By Emmanuel Okiri
A report released jointly by the World Health Organization (WHO) and US Centers for Disease Control (CDC) indicates that there has been an increased death toll from Measles in the last year.
Measles killed an estimated 207,500 people in 2019. This comes after a decade-long failure to reach optimal vaccination coverage, resulting in the highest number of cases for 23 years.
The death toll in 2019 was significantly higher by 50% than the historic low figures of 2016, WHO regions saw a surge taking the global total to 869,770 cases.
This year there has been relatively fewer cases, though the COVID 19 pandemic has delayed progress of vaccination efforts, with more than 94 million at risk of losing out on measles vaccine in 26 countries. Vaccination Campaigns have been stopped in several countries including those with ongoing outbreaks.
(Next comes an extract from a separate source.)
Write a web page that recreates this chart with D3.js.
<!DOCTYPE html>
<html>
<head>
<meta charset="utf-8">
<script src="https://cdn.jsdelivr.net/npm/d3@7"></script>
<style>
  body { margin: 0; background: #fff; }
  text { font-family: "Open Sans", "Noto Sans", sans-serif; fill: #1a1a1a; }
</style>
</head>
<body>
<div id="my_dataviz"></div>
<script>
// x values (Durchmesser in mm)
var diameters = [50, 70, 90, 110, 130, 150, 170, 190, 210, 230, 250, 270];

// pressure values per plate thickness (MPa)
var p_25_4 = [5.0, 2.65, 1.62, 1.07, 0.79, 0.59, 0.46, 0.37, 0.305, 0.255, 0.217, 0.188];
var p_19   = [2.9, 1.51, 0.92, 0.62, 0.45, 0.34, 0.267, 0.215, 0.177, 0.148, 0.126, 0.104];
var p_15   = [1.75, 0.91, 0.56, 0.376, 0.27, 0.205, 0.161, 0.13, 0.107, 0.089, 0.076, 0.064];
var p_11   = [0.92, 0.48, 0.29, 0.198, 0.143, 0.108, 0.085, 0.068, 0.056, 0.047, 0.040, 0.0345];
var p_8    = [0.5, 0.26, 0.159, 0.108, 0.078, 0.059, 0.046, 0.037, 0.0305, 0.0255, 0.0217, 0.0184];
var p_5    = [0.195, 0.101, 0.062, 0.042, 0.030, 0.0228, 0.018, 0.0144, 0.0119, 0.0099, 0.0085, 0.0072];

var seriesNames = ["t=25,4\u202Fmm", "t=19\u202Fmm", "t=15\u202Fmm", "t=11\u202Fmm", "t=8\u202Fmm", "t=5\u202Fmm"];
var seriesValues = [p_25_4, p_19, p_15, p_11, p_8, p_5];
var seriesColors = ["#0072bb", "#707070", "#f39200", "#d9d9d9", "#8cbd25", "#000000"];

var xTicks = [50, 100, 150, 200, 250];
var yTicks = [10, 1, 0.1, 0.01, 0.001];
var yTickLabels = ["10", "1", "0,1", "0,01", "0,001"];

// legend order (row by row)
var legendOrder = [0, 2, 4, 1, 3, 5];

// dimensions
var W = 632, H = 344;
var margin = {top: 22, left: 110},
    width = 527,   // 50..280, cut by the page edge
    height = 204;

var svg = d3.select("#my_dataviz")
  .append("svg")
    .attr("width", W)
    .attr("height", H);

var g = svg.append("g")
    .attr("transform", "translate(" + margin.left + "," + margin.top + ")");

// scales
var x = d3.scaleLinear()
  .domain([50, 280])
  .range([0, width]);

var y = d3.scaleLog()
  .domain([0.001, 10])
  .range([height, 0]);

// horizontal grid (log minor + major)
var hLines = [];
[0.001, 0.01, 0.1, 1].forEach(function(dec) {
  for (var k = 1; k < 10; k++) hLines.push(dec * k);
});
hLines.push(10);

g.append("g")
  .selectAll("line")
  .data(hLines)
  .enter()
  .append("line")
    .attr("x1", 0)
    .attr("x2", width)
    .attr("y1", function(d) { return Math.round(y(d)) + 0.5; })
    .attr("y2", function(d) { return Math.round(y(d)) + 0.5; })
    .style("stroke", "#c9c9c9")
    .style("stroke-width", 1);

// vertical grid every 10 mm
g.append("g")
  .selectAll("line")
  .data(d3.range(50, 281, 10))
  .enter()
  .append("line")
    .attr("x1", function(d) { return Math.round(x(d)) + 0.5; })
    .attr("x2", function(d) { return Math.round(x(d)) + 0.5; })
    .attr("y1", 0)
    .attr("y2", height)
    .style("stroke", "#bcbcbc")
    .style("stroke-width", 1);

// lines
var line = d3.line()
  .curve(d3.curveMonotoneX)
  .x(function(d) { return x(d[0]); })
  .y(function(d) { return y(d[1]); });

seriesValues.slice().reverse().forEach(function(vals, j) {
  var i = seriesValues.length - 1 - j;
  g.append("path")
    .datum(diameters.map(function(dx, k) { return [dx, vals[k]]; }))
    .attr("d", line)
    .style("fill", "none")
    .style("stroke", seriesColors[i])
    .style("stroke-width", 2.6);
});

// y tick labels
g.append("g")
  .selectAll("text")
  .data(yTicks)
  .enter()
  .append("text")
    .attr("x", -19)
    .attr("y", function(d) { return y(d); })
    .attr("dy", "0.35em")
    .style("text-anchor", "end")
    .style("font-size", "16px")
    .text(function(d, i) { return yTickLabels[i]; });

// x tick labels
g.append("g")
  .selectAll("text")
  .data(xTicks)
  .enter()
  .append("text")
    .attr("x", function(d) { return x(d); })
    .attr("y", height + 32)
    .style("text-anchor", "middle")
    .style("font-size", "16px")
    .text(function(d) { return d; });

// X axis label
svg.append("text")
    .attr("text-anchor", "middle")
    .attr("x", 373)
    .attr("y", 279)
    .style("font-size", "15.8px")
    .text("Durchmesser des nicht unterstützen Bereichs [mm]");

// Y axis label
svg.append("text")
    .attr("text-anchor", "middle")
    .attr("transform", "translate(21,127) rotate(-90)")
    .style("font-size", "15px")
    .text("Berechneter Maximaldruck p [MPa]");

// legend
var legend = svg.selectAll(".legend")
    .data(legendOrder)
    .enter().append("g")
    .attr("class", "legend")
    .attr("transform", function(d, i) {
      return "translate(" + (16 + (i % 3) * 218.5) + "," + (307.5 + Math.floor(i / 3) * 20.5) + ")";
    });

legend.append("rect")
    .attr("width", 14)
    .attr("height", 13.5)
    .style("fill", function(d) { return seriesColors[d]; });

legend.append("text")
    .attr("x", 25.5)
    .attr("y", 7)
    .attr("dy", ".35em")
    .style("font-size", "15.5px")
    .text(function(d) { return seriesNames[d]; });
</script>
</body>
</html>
“Before there was a coronavirus the world was grappling with a measles crisis, and it has not gone away”, Henrietta Fore, UN Children’s Fund (UNICEF) Executive Director, said in a statement.
“While health systems are strained by the COVID-19 pandemic, we must not allow our fight against one deadly disease to come at the expense of our fight against another.”
Measles is entirely preventable, but success requires 95% of children to be vaccinated on time with two doses of measles-containing vaccines (MCV1 and MCV2). MCV1 coverage has been stagnant globally for more than a decade at between 84% and 85%, while MCV2 coverage has been steadily increasing but is still only at 71%.
According to UNICEF and WHO, immunization rates in some countries have fallen by as much as 50 per cent, with people unable to access health services because of lockdown and transport disruptions, or unwillingness due to fear of contracting COVID-19.
Natasha Crowcroft, senior technical advisor on measles and rubella at the WHO, said that the good news was that measles vaccinations had saved more than 25.5 million lives globally since 2000. But the low vaccine coverage meant the number of unprotected children was growing every year.
Weak health systems and the inability to reach children were the main problem globally, and vaccine hesitancy was an additional problem in some countries, she said.
Last week UNICEF and WHO issued a joint call to action to avert major measles and polio epidemics, calling for an additional $255 million over the next three years to address dangerous measles immunity gaps in the 45 countries at the highest risk of an imminent outbreak.
Countries that have recently suffered large measles outbreaks include the Democratic Republic of Congo (DRC), Madagascar, Central African Republic (CAR), Georgia, Kazakhstan, North Macedonia, Samoa, Tonga, and Ukraine, Dr. Crowcroft said.